*Objective*.
Leave out all pictures and return, exactly as written, the lines from the line containing "Reproduce this chart with matplotlib." to the line containing "color=green, ms=14, zorder=4)", both ends kept.

*Data shown*.
+ + + + +
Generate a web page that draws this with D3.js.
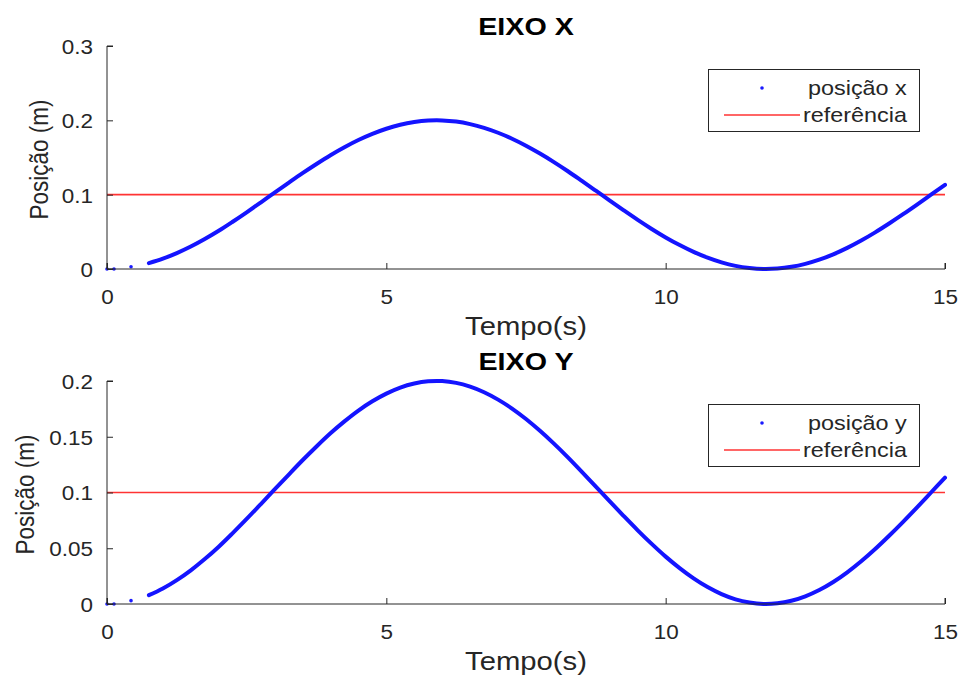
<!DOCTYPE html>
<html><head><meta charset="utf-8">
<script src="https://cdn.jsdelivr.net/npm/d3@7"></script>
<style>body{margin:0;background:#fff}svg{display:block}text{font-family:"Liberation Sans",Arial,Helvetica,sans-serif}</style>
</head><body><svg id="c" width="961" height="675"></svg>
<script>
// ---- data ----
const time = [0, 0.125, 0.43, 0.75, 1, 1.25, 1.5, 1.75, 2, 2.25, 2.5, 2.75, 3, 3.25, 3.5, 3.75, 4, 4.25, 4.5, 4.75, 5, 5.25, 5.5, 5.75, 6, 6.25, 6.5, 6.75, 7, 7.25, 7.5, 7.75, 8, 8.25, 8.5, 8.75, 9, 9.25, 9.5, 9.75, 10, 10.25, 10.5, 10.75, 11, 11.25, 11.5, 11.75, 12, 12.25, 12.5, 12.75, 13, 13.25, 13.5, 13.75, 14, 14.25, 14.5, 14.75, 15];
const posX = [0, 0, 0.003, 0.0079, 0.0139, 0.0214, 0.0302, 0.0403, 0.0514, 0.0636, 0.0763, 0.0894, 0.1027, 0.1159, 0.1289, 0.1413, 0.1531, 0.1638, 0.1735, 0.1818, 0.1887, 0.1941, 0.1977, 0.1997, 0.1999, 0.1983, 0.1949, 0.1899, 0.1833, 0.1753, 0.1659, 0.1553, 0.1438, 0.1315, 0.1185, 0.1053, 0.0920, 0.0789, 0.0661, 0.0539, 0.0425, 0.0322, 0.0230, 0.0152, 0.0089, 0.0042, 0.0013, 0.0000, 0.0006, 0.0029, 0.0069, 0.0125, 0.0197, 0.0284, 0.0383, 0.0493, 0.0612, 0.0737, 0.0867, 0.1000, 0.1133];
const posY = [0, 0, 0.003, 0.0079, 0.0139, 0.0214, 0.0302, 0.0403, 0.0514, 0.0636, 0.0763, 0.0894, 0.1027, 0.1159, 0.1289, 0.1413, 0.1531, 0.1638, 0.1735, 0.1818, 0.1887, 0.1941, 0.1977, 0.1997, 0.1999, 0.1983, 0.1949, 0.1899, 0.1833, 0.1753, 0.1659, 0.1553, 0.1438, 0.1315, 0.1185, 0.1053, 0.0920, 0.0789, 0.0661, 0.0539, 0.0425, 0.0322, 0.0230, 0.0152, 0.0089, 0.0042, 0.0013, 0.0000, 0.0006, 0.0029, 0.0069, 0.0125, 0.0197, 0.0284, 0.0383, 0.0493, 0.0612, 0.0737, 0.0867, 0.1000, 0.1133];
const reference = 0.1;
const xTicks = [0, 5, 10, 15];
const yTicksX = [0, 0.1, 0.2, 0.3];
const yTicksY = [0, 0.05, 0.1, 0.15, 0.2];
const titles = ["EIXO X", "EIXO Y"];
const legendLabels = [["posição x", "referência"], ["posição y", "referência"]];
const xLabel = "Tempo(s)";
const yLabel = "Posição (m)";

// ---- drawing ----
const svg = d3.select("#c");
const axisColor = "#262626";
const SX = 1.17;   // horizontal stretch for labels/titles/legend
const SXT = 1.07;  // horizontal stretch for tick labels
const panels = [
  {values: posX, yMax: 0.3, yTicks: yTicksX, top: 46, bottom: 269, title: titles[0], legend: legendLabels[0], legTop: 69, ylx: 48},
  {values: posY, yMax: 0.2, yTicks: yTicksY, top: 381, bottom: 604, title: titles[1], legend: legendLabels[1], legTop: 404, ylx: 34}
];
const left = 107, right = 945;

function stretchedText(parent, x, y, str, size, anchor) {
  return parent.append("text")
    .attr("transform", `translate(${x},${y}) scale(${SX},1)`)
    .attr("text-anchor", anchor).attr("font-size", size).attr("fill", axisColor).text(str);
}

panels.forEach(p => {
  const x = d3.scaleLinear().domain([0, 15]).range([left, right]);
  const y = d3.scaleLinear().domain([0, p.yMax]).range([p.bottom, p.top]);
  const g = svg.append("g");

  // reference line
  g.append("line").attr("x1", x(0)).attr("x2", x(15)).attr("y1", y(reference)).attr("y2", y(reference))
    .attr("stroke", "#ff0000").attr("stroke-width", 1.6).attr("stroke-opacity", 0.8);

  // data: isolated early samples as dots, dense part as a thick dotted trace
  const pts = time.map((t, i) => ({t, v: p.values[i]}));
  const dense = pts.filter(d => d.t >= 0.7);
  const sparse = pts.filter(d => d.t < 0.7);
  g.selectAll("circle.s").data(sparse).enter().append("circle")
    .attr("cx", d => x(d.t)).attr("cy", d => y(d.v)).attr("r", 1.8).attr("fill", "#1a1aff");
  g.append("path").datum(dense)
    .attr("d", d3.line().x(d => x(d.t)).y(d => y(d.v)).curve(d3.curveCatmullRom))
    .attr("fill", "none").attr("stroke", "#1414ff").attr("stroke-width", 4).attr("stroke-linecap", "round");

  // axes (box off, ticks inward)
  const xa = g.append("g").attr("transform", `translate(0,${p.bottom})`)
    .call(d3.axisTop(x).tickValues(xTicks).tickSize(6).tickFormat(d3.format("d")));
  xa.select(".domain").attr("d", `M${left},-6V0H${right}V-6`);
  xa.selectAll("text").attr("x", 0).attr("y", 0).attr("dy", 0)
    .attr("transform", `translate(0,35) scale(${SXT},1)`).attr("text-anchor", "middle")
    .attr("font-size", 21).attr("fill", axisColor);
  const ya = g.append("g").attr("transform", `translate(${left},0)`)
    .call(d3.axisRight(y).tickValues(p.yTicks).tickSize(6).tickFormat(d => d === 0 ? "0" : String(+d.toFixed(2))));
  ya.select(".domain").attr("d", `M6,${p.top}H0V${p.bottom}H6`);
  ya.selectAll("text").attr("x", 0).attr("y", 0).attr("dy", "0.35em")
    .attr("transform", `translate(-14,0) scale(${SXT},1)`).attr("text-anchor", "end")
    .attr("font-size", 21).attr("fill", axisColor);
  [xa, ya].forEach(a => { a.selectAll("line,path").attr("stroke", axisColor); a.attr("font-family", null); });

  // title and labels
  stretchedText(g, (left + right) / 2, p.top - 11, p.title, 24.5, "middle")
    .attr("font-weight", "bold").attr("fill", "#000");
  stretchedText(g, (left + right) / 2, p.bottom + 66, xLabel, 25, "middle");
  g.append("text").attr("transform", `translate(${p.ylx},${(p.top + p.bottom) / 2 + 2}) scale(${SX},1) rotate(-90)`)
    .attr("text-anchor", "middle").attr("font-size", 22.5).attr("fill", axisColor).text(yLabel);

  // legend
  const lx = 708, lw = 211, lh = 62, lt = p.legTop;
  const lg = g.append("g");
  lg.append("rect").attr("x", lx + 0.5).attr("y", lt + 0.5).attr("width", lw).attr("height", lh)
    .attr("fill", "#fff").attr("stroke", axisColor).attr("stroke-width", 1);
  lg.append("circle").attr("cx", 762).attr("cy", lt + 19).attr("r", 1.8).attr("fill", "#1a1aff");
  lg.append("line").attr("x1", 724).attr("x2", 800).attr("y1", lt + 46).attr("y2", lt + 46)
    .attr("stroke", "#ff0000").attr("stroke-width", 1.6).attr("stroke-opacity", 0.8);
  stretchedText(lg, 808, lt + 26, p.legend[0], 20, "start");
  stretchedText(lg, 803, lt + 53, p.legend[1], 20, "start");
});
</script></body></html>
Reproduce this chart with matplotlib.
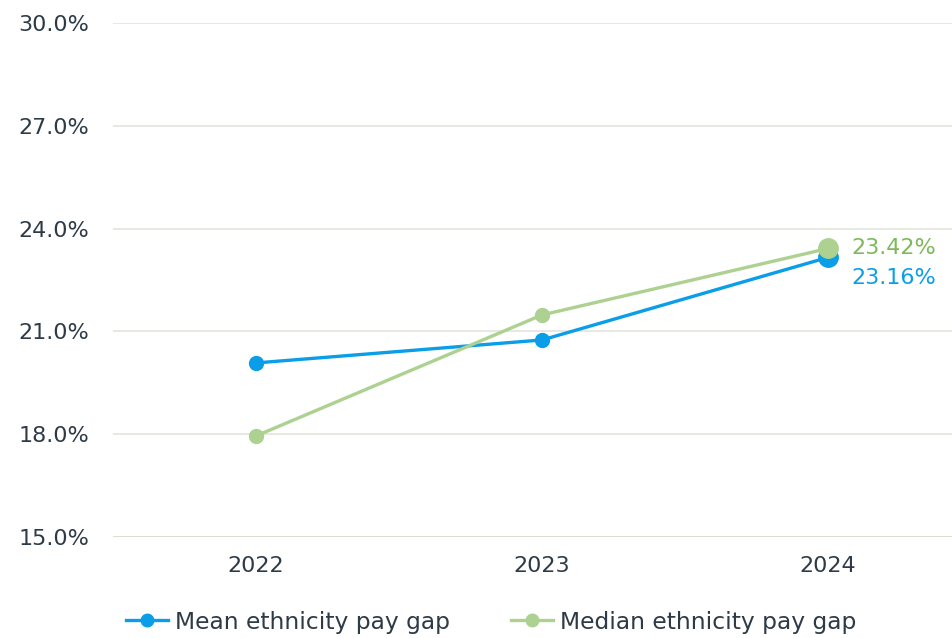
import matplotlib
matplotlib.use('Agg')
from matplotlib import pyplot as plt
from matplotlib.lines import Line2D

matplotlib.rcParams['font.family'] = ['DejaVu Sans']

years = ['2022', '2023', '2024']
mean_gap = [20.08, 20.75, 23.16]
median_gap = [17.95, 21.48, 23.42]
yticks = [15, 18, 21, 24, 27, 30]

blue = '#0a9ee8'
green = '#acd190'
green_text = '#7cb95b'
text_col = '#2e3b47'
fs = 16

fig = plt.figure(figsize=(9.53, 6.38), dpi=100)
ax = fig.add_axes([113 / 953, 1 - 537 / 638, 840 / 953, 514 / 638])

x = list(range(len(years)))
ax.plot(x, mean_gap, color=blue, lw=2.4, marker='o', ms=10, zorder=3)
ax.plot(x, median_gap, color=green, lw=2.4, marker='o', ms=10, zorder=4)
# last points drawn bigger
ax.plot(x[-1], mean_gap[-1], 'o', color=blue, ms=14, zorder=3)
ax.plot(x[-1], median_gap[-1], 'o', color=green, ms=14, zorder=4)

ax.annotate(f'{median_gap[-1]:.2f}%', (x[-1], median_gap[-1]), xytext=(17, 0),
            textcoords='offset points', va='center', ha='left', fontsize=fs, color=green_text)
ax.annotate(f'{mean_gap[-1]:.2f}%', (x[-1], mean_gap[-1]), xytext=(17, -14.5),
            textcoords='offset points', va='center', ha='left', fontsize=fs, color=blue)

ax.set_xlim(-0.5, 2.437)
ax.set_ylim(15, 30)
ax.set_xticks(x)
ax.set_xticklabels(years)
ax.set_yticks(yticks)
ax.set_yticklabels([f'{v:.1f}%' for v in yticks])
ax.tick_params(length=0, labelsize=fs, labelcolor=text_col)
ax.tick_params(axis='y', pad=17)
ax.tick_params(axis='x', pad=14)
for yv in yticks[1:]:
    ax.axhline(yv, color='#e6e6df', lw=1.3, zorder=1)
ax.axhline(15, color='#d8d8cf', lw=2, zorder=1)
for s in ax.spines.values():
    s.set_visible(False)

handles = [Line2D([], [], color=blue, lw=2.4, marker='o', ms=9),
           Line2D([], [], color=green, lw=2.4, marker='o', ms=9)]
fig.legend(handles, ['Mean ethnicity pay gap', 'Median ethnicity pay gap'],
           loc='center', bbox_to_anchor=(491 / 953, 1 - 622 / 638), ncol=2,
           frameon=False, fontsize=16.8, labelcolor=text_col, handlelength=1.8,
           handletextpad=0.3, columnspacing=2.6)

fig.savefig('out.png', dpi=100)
+ + + + +
*Final result*.
Reproduce this chart with matplotlib.
import matplotlib
matplotlib.use('Agg')
from matplotlib import pyplot as plt
from matplotlib.lines import Line2D

matplotlib.rcParams['font.family'] = ['DejaVu Sans']

years = ['2022', '2023', '2024']
mean_gap = [20.08, 20.75, 23.16]
median_gap = [17.95, 21.48, 23.42]
yticks = [15, 18, 21, 24, 27, 30]

blue = '#0a9ee8'
green = '#acd190'
green_text = '#7cb95b'
text_col = '#2e3b47'
fs = 16

fig = plt.figure(figsize=(9.53, 6.38), dpi=100)
ax = fig.add_axes([113 / 953, 1 - 537 / 638, 840 / 953, 514 / 638])

x = list(range(len(years)))
ax.plot(x, mean_gap, color=blue, lw=2.4, marker='o', ms=10, zorder=3)
ax.plot(x, median_gap, color=green, lw=2.4, marker='o', ms=10, zorder=4)
# last points drawn bigger
ax.plot(x[-1], mean_gap[-1], 'o', color=blue, ms=14, zorder=3)
ax.plot(x[-1], median_gap[-1], 'o', color=green, ms=14, zorder=4)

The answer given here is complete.